Для работы в классе студенты могут отсоединить сенсорный дисплей Miix 520 и использовать полноразмерную клавиатуру для написания и редактирования больших текстов. Опциональный стилус Lenovo Active Pen 2 для Miix 520 позволяет делать зарисовки с невероятной точностью, не уступающей привычным карандашам и бумаге. С помощью стилуса можно редактировать и вносить комментарии к изображениям, полученным с помощью камеры WorldView для 2D и 3D сканирования. 


Пакет программ для сенсорного ввода Windows Ink™ и опциональный стилус Lenovo Active Pen 2 позволяет делать наброски, редактировать и писать аннотации к изображениям


*Miix 520 для дома*
Благодаря ассистенту Cortana трансформер Miix 520 может служить не только хабом и командным центром для систем умного дома, но и домашним цифровым помощником с голосовым управлением.
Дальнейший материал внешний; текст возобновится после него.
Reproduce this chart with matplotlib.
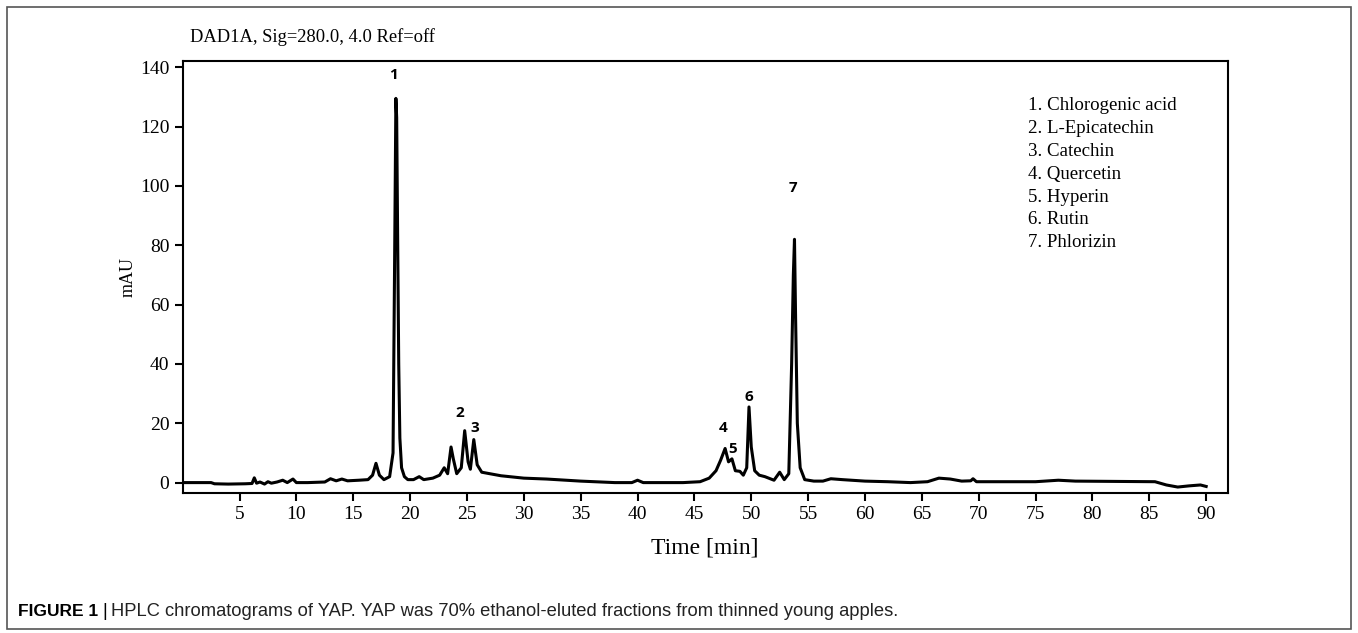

С помощью Cortana можно искать информацию в сети, получать новости и даже управлять настройками Miix 520, используя его встроенный микрофон и динамики Dolby Audio™. Цифровой помощник распознает команды на дистанции до 4 метров3 и использует машинное обучение для изучения привычек и предпочтений пользователя, чтобы предугадывать его потребности в будущем. 


_1 Необходимы сим-карта и тарифный план для подключения к интернету; возможны дополнительные условия, которые могут изменяться._
_2 Для работы камеры WorldView необходимо обновление Windows 10 Fall Creators Update, которое будет автоматически устанавливаться с октября 2017 г._
_3 Персональный ассистент Cortana с технологией дистанционного распознавания команд способна распознавать голосовые команды на расстоянии до 4 метров, в том числе в режиме ожидания и требует наличия обновления Windows 10 Fall Creators Update, которое будет устанавливаться автоматически с октября 2017 года._

----------